This week marks the thirtieth anniversary of the overthrow of Pol Pot's Khmer Rouge government in Cambodia. Talking about the anniversary last night, a BBC correspondent described Pol Pot's ideology as 'brutal backward-looking agrarian communism'. There's no doubt that many people would agree with such a designation: for many Westerners, in particular, the Khmer Rouge's journey to 'Year Zero' represents a violent rejection of every feature of the modern world.
Many scholars who specialise in the study of the traumatic modern history of Indochina are more cautious. Pol Pot's ferocious and obscurantist regime has long puzzled historians and political scientists, but the gradual publication of many of the internal documents produced by the Khmer Rouge from between 1975 and 1978 has assisted understanding.
The documents collected in English translation in a Yale University Press volume called Pol Pot Plans the Future would make interesting reading for anyone who believes that the Khmer Rouge were dedicated to an agrarian, autarkic society. The five-year plan that Pol Pot produced shortly after taking power calls for a massive increase in agricultural production, but it envisaged funneling increased yields of rice and other crops overseas, not back to the long-suffering Khmer people.
Pol Pot wanted to earn enough foreign revenue from agricultural exports to be able to fund the construction of heavy industry, and in particular steel mills, across Cambodia. He insisted on paying for this crash course in industrialisation without resorting to foreign capital because he believed that taking loans would make Cambodia dependent on foreign powers.
The notorious expulsions of the populations of Phnom Penh and other cities from their homes were partly motivated by Pol Pot's desire to massively increase the rural labour force, and thereby increase the size of the harvests of rice and other crops. The two other major reasons for the expulsion were probably the Khmer Rouge's belief that most city-dwellers were its ideological enemies, and the fact that deliveries of humanitarian aid to Cambodia had ended with the collapse of the Lon Nol regime, raising the spectre of mass starvation. (Of course, the incompetence and brutality of the Khmer Rouge ensured that starvation occurred across Cambodia anyway.)
The Khmer Rouge was always a deeply xenophobic organisation, but it was nevertheless strongly influenced by Mao Zedong's brand of communism. Mao's China was one of the few countries that Pol Pot's paranoid regime managed to maintain amicable relations with, and Mao's Great Leap Forward can be seen as the model for the Khmer Rouge's five year plan. The Great Leap Forward was a product of Mao's desire to turn China into an industrialised country with a First World standard of living, and it was as great a disaster as Pol Pot's plan.
Both Mao and Pol Pot are often considered exemplars of a peasant-based, agrarian communism, but their ambitions and some of their methods actually had more in common with the 'modernisation theory' still promoted enthusiastically in the capitalist Third World by Western-educated tehnocrats.

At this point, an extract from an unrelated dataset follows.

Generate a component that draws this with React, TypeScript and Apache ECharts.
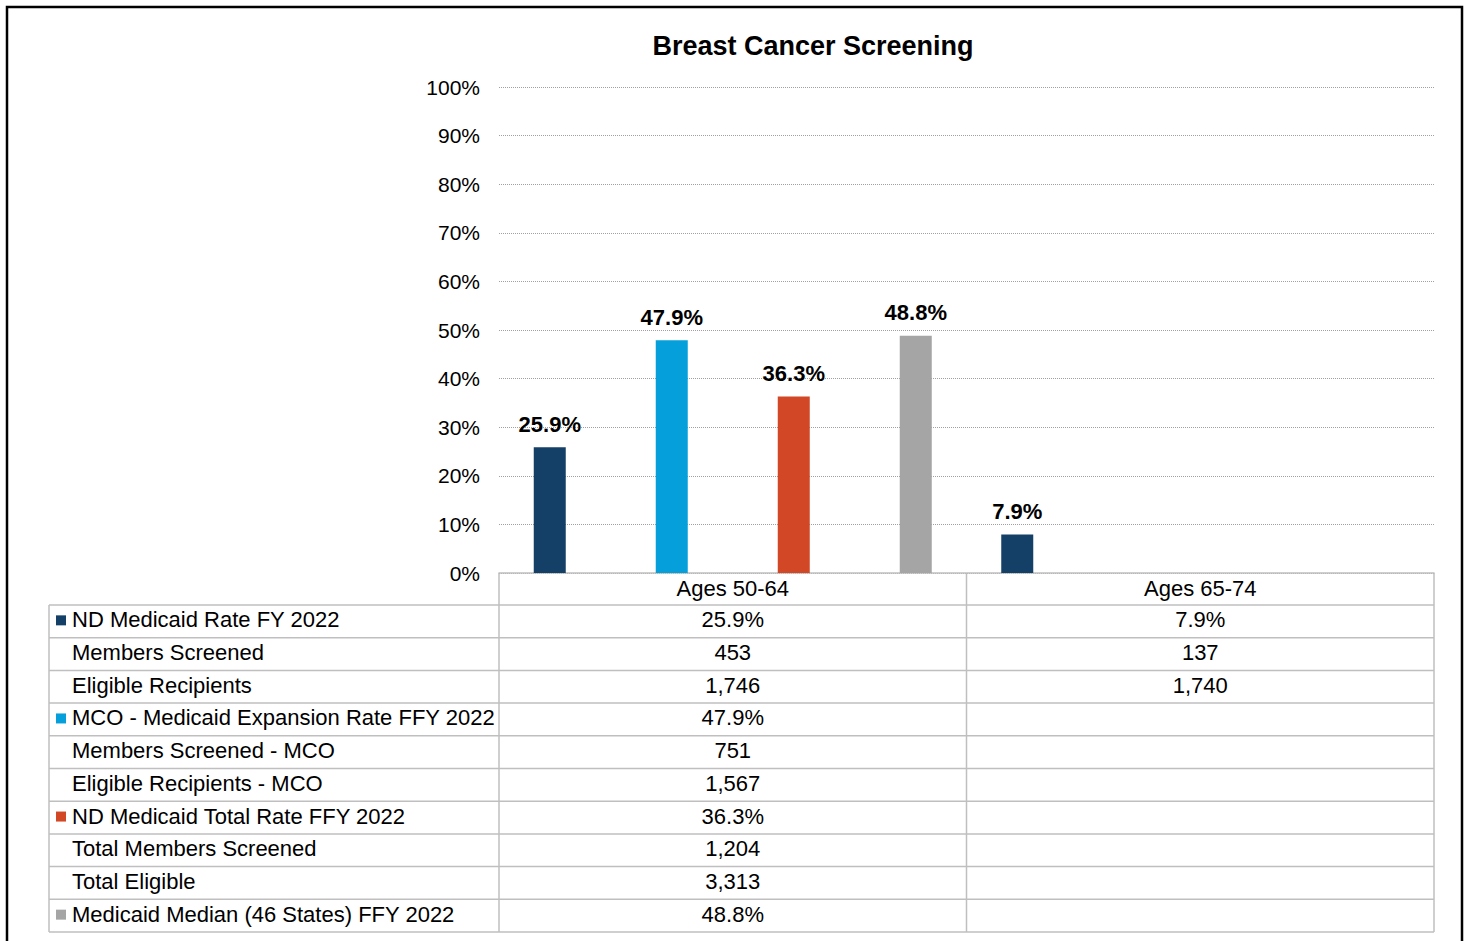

The reckless attempts to resettle millions of Javanese in remote areas of Suharto's Indonesia, and thereby raise the country's agricultural output, have something in common with Pol Pot's policies. Mao's forcible 'proletarianisation' of millions of peasants during the Great Leap Forward can only remind us today of the enclosure of the countryside in many parts of today's Third World, and the 'conversion' of small landowners into low-wage workers in factories.
The ferocity and incompetence of Pol Pot's regime were exceptional, but some of its ambitions were all too familiar. If we want to know what real 'agrarian communism' might look like, we should consider the story of East Timor's revolution, or Marx's late writings about Russia, rather than the regimes of Mao and Pol Pot.